- Work instructions:
All the data should be repeated exactly. Any image in it is left out.

┄┄┄┄┄┄┄┄┄┄┄┄┄┄┄┄┄┄┄┄

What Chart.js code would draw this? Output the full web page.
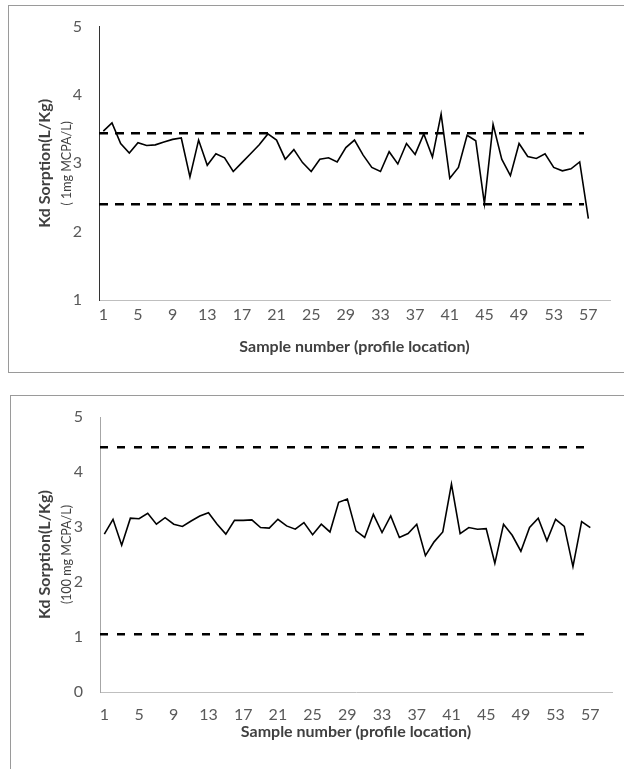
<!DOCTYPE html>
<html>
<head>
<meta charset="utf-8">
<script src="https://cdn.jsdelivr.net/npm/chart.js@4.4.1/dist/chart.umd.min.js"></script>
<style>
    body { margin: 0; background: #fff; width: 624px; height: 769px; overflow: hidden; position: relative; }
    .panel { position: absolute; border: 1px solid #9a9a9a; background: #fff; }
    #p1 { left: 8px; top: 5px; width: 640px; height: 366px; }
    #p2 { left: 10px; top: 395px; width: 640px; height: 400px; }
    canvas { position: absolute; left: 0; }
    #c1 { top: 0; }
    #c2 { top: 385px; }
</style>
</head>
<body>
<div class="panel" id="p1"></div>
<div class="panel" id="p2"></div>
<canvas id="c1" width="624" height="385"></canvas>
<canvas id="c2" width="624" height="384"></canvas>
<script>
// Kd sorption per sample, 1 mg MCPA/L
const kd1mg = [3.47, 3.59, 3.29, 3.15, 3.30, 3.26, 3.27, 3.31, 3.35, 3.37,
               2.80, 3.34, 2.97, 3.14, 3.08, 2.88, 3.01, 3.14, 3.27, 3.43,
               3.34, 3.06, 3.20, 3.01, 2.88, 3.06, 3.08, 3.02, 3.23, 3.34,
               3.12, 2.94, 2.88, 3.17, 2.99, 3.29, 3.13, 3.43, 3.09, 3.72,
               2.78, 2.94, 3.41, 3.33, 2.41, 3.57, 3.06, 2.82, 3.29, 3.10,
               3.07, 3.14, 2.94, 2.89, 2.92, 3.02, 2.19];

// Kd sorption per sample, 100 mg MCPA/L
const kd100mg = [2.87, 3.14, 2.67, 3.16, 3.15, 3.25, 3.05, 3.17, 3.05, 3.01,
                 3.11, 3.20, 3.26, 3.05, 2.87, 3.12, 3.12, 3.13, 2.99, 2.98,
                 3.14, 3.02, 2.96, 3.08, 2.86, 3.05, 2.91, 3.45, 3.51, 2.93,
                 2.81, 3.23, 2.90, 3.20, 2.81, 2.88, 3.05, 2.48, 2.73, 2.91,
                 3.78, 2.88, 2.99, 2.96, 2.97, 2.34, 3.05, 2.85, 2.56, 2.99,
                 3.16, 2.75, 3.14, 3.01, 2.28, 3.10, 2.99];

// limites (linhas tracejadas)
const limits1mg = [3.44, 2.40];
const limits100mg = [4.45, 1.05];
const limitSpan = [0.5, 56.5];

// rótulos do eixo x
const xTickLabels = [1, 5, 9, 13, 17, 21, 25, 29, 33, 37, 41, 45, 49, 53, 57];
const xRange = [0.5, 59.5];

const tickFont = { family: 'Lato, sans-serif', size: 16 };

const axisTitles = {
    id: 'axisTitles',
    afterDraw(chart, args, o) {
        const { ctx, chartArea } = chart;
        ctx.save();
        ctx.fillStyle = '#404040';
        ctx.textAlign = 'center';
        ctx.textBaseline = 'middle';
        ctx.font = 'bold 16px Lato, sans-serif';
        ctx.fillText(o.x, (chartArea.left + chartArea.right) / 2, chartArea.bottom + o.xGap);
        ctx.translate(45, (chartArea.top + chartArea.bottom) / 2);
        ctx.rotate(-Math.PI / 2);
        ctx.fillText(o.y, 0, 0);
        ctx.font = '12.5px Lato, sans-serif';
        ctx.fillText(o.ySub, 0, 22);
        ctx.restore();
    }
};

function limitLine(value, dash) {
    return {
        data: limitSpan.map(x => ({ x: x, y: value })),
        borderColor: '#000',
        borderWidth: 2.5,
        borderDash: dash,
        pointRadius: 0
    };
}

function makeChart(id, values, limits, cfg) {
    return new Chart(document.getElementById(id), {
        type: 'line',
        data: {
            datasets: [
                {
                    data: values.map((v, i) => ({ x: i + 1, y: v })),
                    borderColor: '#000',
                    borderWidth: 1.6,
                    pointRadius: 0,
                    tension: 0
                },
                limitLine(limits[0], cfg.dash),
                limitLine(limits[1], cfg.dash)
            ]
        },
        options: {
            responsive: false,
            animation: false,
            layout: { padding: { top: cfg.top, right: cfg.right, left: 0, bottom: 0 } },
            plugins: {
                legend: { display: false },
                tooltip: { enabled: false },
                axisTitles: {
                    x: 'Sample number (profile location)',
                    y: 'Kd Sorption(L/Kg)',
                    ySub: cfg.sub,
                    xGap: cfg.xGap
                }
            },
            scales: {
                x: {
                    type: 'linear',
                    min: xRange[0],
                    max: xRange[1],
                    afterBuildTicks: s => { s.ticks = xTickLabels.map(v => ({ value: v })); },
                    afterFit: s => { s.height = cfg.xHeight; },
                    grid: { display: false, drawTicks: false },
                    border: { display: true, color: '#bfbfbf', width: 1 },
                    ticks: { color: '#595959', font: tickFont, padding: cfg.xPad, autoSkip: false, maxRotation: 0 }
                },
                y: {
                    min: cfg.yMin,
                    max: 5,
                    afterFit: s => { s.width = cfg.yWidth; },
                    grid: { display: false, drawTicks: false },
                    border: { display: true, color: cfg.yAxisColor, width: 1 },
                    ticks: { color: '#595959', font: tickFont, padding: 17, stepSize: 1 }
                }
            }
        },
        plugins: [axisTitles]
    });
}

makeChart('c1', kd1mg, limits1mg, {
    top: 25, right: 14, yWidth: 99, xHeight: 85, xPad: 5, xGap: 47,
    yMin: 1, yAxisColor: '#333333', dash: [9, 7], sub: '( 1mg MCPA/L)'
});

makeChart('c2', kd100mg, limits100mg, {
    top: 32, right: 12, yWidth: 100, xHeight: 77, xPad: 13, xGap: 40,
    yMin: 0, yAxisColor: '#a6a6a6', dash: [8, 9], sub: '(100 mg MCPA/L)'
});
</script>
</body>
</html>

┄┄┄┄┄┄┄┄┄┄┄┄┄┄┄┄┄┄┄┄

- Written solution:
What Chart.js code would draw this? Output the full web page.
<!DOCTYPE html>
<html>
<head>
<meta charset="utf-8">
<script src="https://cdn.jsdelivr.net/npm/chart.js@4.4.1/dist/chart.umd.min.js"></script>
<style>
    body { margin: 0; background: #fff; width: 624px; height: 769px; overflow: hidden; position: relative; }
    .panel { position: absolute; border: 1px solid #9a9a9a; background: #fff; }
    #p1 { left: 8px; top: 5px; width: 640px; height: 366px; }
    #p2 { left: 10px; top: 395px; width: 640px; height: 400px; }
    canvas { position: absolute; left: 0; }
    #c1 { top: 0; }
    #c2 { top: 385px; }
</style>
</head>
<body>
<div class="panel" id="p1"></div>
<div class="panel" id="p2"></div>
<canvas id="c1" width="624" height="385"></canvas>
<canvas id="c2" width="624" height="384"></canvas>
<script>
// Kd sorption per sample, 1 mg MCPA/L
const kd1mg = [3.47, 3.59, 3.29, 3.15, 3.30, 3.26, 3.27, 3.31, 3.35, 3.37,
               2.80, 3.34, 2.97, 3.14, 3.08, 2.88, 3.01, 3.14, 3.27, 3.43,
               3.34, 3.06, 3.20, 3.01, 2.88, 3.06, 3.08, 3.02, 3.23, 3.34,
               3.12, 2.94, 2.88, 3.17, 2.99, 3.29, 3.13, 3.43, 3.09, 3.72,
               2.78, 2.94, 3.41, 3.33, 2.41, 3.57, 3.06, 2.82, 3.29, 3.10,
               3.07, 3.14, 2.94, 2.89, 2.92, 3.02, 2.19];

// Kd sorption per sample, 100 mg MCPA/L
const kd100mg = [2.87, 3.14, 2.67, 3.16, 3.15, 3.25, 3.05, 3.17, 3.05, 3.01,
                 3.11, 3.20, 3.26, 3.05, 2.87, 3.12, 3.12, 3.13, 2.99, 2.98,
                 3.14, 3.02, 2.96, 3.08, 2.86, 3.05, 2.91, 3.45, 3.51, 2.93,
                 2.81, 3.23, 2.90, 3.20, 2.81, 2.88, 3.05, 2.48, 2.73, 2.91,
                 3.78, 2.88, 2.99, 2.96, 2.97, 2.34, 3.05, 2.85, 2.56, 2.99,
                 3.16, 2.75, 3.14, 3.01, 2.28, 3.10, 2.99];

// limites (linhas tracejadas)
const limits1mg = [3.44, 2.40];
const limits100mg = [4.45, 1.05];
const limitSpan = [0.5, 56.5];

// rótulos do eixo x
const xTickLabels = [1, 5, 9, 13, 17, 21, 25, 29, 33, 37, 41, 45, 49, 53, 57];
const xRange = [0.5, 59.5];

const tickFont = { family: 'Lato, sans-serif', size: 16 };

const axisTitles = {
    id: 'axisTitles',
    afterDraw(chart, args, o) {
        const { ctx, chartArea } = chart;
        ctx.save();
        ctx.fillStyle = '#404040';
        ctx.textAlign = 'center';
        ctx.textBaseline = 'middle';
        ctx.font = 'bold 16px Lato, sans-serif';
        ctx.fillText(o.x, (chartArea.left + chartArea.right) / 2, chartArea.bottom + o.xGap);
        ctx.translate(45, (chartArea.top + chartArea.bottom) / 2);
        ctx.rotate(-Math.PI / 2);
        ctx.fillText(o.y, 0, 0);
        ctx.font = '12.5px Lato, sans-serif';
        ctx.fillText(o.ySub, 0, 22);
        ctx.restore();
    }
};

function limitLine(value, dash) {
    return {
        data: limitSpan.map(x => ({ x: x, y: value })),
        borderColor: '#000',
        borderWidth: 2.5,
        borderDash: dash,
        pointRadius: 0
    };
}

function makeChart(id, values, limits, cfg) {
    return new Chart(document.getElementById(id), {
        type: 'line',
        data: {
            datasets: [
                {
                    data: values.map((v, i) => ({ x: i + 1, y: v })),
                    borderColor: '#000',
                    borderWidth: 1.6,
                    pointRadius: 0,
                    tension: 0
                },
                limitLine(limits[0], cfg.dash),
                limitLine(limits[1], cfg.dash)
            ]
        },
        options: {
            responsive: false,
            animation: false,
            layout: { padding: { top: cfg.top, right: cfg.right, left: 0, bottom: 0 } },
            plugins: {
                legend: { display: false },
                tooltip: { enabled: false },
                axisTitles: {
                    x: 'Sample number (profile location)',
                    y: 'Kd Sorption(L/Kg)',
                    ySub: cfg.sub,
                    xGap: cfg.xGap
                }
            },
            scales: {
                x: {
                    type: 'linear',
                    min: xRange[0],
                    max: xRange[1],
                    afterBuildTicks: s => { s.ticks = xTickLabels.map(v => ({ value: v })); },
                    afterFit: s => { s.height = cfg.xHeight; },
                    grid: { display: false, drawTicks: false },
                    border: { display: true, color: '#bfbfbf', width: 1 },
                    ticks: { color: '#595959', font: tickFont, padding: cfg.xPad, autoSkip: false, maxRotation: 0 }
                },
                y: {
                    min: cfg.yMin,
                    max: 5,
                    afterFit: s => { s.width = cfg.yWidth; },
                    grid: { display: false, drawTicks: false },
                    border: { display: true, color: cfg.yAxisColor, width: 1 },
                    ticks: { color: '#595959', font: tickFont, padding: 17, stepSize: 1 }
                }
            }
        },
        plugins: [axisTitles]
    });
}

makeChart('c1', kd1mg, limits1mg, {
    top: 25, right: 14, yWidth: 99, xHeight: 85, xPad: 5, xGap: 47,
    yMin: 1, yAxisColor: '#333333', dash: [9, 7], sub: '( 1mg MCPA/L)'
});

makeChart('c2', kd100mg, limits100mg, {
    top: 32, right: 12, yWidth: 100, xHeight: 77, xPad: 13, xGap: 40,
    yMin: 0, yAxisColor: '#a6a6a6', dash: [8, 9], sub: '(100 mg MCPA/L)'
});
</script>
</body>
</html>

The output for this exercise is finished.